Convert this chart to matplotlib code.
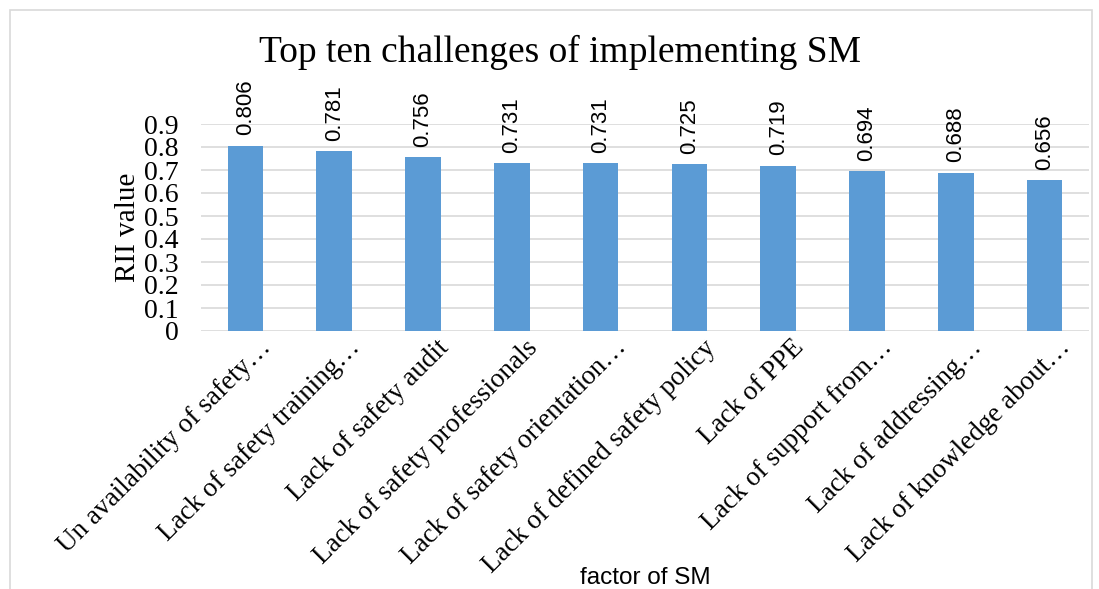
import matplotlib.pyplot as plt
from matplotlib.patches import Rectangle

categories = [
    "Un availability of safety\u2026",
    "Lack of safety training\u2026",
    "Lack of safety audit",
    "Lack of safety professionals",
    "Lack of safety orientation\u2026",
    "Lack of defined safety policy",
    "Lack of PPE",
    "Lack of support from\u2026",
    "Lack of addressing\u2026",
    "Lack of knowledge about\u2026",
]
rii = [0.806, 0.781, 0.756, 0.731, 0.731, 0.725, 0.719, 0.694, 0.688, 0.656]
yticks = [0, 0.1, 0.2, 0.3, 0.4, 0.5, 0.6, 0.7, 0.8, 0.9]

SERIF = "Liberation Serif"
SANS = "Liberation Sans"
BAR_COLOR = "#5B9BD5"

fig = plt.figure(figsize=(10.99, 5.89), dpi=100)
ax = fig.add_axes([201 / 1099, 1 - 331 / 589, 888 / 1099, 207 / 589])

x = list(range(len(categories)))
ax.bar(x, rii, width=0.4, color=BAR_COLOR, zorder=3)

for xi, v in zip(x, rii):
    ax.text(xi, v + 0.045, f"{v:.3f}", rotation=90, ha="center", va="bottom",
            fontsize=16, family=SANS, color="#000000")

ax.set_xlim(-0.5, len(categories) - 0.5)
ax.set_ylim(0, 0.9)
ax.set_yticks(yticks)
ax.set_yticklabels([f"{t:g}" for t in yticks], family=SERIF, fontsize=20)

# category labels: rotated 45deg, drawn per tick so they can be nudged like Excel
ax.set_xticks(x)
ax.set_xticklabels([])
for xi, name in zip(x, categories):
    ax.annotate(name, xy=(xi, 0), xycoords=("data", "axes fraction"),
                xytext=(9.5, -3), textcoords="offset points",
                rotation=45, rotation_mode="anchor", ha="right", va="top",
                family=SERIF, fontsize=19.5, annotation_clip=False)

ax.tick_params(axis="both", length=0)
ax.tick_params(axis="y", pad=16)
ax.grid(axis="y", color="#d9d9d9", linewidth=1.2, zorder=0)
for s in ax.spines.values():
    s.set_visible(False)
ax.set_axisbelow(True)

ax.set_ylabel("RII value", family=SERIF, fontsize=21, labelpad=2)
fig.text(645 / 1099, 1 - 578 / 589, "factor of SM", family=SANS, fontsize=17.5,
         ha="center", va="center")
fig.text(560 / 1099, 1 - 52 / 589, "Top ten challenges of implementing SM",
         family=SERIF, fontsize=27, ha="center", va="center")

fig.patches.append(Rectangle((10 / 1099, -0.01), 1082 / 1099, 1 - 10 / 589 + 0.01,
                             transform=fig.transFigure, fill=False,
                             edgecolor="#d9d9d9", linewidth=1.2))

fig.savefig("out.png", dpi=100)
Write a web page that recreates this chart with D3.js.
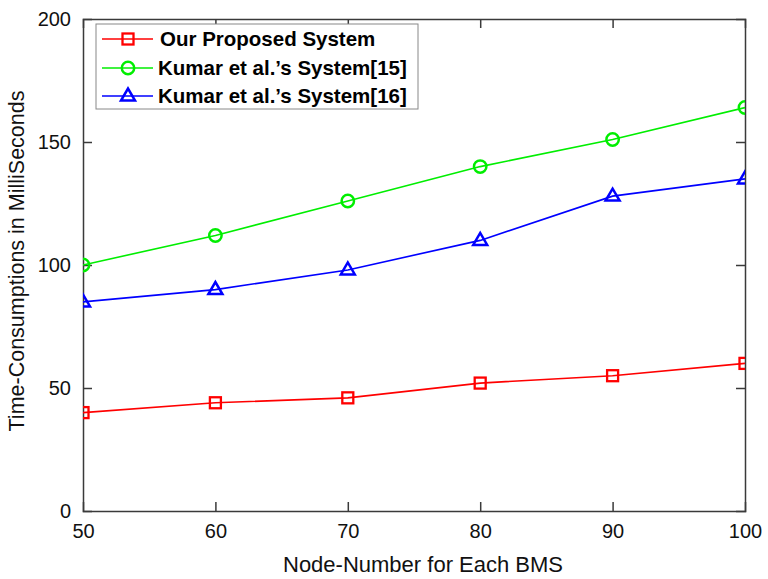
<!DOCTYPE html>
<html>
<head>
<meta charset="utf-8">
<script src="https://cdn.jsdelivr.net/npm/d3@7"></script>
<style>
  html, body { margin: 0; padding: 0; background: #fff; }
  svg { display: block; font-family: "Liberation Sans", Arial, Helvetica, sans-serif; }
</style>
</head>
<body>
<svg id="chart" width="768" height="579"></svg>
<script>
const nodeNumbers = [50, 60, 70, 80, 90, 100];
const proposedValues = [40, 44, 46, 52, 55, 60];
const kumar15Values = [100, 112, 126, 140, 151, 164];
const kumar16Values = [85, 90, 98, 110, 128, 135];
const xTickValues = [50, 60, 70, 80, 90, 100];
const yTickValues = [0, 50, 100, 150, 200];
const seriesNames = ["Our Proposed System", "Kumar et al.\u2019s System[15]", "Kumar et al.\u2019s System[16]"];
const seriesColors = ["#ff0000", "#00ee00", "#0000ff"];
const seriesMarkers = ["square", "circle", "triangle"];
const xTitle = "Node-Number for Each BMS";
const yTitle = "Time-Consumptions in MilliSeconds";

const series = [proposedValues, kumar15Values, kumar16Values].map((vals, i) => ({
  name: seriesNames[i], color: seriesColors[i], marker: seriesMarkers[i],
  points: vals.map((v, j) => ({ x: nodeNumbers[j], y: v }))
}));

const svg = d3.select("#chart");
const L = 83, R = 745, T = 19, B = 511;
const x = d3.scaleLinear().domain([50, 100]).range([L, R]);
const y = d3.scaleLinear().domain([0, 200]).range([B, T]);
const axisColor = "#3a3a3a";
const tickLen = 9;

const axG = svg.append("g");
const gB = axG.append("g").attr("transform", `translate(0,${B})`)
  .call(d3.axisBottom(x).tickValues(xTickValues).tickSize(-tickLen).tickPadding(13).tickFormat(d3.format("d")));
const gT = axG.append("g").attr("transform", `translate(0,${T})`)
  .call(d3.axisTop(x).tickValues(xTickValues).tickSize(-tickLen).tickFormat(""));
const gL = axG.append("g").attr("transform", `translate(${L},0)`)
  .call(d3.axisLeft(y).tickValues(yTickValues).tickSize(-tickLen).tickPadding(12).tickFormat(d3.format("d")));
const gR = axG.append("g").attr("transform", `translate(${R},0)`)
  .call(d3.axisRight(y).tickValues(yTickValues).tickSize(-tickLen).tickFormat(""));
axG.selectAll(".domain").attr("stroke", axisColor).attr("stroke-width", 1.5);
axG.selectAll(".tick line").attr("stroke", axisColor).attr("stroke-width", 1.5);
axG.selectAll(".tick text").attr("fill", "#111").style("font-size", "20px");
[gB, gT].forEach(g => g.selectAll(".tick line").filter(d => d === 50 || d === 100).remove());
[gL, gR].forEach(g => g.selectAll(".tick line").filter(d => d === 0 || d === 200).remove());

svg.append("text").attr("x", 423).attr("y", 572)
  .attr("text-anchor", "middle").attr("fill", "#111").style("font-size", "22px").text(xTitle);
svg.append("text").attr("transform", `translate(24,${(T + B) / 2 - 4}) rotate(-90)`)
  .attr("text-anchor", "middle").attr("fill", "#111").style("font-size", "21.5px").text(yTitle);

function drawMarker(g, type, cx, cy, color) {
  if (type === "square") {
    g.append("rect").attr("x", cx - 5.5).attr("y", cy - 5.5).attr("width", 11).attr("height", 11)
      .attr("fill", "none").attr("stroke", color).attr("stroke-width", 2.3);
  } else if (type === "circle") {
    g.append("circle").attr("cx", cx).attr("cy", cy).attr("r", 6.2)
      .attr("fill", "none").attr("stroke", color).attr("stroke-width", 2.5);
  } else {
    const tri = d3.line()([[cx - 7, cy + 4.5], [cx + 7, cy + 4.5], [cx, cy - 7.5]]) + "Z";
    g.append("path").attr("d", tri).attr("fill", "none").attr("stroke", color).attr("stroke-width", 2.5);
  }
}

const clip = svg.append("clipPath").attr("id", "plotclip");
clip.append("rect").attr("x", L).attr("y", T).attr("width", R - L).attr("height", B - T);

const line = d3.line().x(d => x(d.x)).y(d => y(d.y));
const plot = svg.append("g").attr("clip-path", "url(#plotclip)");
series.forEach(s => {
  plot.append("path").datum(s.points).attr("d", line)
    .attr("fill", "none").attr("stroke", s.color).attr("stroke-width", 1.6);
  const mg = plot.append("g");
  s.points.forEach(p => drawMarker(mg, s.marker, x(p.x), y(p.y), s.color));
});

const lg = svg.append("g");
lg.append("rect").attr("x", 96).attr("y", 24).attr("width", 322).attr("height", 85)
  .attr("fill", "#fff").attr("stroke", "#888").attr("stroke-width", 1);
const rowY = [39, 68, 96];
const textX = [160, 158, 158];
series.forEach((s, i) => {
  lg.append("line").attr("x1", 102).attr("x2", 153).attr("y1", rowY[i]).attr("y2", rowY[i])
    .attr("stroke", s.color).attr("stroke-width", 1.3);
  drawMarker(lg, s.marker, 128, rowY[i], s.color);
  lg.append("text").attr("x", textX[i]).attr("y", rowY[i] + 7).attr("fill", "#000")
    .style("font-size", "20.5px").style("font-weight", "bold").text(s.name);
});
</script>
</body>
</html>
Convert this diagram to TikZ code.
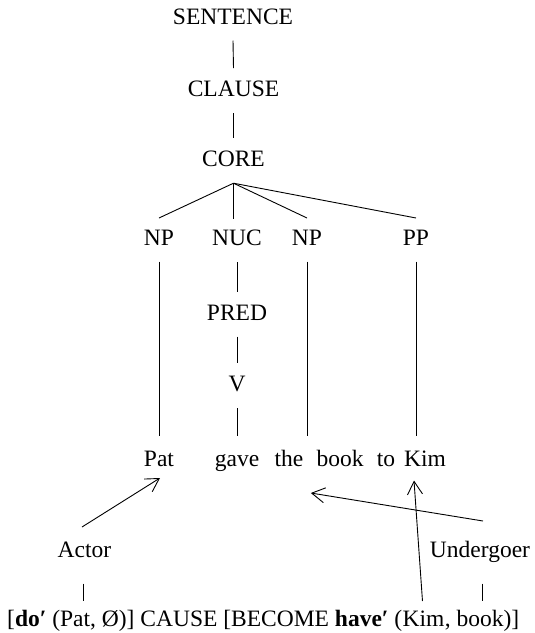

What to produce >>
Please transcribe, word for word, every line from the first line of the records above through the line containing "ax = fig.add_axes([201", and leave out any pictures.

Result of the task >>
Convert this chart to matplotlib code.
import matplotlib.pyplot as plt
from matplotlib.patches import Rectangle

categories = [
    "Un availability of safety\u2026",
    "Lack of safety training\u2026",
    "Lack of safety audit",
    "Lack of safety professionals",
    "Lack of safety orientation\u2026",
    "Lack of defined safety policy",
    "Lack of PPE",
    "Lack of support from\u2026",
    "Lack of addressing\u2026",
    "Lack of knowledge about\u2026",
]
rii = [0.806, 0.781, 0.756, 0.731, 0.731, 0.725, 0.719, 0.694, 0.688, 0.656]
yticks = [0, 0.1, 0.2, 0.3, 0.4, 0.5, 0.6, 0.7, 0.8, 0.9]

SERIF = "Liberation Serif"
SANS = "Liberation Sans"
BAR_COLOR = "#5B9BD5"

fig = plt.figure(figsize=(10.99, 5.89), dpi=100)
ax = fig.add_axes([201 / 1099, 1 - 331 / 589, 888 / 1099, 207 / 589])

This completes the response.